According to the C++ Primer, C++ arrow operator yields an lvalue. Additionally decltype of an expression which yields an lvalue will result in a reference type. So why the following decltype does not result in a reference type.
struct MyStruct {
string name
};
MyStruct s;
s.name = "aname";
MyStruct* p = &s;
decltype (p -> name) str = s.name; //type of str will be string and not &string although p -> name yields an lvalue
From cppreference
If the argument is an unparenthesized id-expression or an unparenthesized class member access, then decltype yields the type of the entity named by this expression. If there is no such entity, or if the argument names a set of overloaded functions, the program is ill-formed.
This is the case in your example, so it will return the underlying type of the member, which is a std::string.
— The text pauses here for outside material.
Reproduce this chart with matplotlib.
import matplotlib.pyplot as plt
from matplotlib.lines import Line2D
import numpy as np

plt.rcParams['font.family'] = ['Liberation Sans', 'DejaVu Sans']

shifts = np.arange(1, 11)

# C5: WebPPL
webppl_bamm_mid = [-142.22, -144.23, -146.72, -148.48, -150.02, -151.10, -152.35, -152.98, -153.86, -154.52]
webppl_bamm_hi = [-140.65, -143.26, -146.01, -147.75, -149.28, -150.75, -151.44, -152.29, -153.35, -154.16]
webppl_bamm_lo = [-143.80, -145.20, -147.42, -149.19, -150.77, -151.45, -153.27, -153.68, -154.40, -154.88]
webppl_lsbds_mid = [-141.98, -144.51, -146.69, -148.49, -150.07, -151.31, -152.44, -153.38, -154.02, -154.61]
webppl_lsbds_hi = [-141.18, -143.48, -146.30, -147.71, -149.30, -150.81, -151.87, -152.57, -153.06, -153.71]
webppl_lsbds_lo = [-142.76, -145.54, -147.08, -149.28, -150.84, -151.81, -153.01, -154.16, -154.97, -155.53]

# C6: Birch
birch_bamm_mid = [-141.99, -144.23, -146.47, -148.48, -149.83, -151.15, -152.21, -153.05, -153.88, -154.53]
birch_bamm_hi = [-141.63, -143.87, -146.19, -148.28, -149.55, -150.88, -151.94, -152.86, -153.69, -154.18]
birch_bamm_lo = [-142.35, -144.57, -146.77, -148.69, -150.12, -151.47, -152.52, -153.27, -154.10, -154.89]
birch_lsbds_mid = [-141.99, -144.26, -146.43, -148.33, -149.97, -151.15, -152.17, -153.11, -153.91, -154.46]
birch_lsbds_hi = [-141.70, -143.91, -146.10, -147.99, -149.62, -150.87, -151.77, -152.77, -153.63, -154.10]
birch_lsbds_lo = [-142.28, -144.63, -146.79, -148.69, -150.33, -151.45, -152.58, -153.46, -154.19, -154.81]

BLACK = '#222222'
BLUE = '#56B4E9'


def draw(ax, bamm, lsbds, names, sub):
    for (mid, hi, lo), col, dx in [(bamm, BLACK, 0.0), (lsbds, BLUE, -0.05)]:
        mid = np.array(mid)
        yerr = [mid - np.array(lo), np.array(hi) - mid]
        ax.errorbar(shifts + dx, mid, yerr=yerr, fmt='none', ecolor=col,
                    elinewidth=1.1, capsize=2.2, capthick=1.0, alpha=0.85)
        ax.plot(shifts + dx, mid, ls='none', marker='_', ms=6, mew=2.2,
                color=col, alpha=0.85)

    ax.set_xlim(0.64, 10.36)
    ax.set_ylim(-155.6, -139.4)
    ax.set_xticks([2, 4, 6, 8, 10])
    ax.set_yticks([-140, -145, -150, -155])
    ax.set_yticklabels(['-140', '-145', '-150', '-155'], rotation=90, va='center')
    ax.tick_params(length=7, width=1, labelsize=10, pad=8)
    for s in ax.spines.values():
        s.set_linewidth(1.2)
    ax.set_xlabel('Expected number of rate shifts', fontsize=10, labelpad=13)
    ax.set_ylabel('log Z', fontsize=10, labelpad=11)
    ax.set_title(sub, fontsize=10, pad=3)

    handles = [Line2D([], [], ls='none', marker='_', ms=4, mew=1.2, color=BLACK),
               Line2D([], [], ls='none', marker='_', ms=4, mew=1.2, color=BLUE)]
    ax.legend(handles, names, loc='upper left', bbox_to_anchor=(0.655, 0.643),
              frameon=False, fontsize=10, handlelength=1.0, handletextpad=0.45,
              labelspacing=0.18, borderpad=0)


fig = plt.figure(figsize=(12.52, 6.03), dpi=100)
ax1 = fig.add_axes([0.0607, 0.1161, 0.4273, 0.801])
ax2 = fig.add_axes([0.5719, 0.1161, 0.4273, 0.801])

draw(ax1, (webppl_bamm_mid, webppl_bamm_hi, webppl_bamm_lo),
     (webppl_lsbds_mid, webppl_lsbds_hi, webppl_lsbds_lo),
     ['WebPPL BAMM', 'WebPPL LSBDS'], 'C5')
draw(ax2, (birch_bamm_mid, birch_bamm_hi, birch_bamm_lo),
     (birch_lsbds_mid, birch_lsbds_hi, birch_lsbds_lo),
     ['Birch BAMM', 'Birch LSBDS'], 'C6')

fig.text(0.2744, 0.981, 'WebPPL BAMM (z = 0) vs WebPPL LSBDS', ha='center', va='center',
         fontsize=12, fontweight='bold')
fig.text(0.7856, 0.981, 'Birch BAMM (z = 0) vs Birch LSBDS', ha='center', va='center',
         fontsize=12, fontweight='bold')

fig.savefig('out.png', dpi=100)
If you want, you can add parenthesis so that decltype results in a reference:
//'str' is a std::string&
decltype((p->name)) str = s.name;
From decltype (which is from §7.1.6.2/4 [dcl.type.simple]):
If the argument is an unparenthesized id-expression or an unparenthesized class member access, then decltype yields the type of the entity named by this expression.
p->name falls in the above case, so the type of decltype(p->name) is the type of p->name which is std::string not std::string&.
On the other hand, decltype((p->name)) is std::string& because (p->name) is an lvalue expression.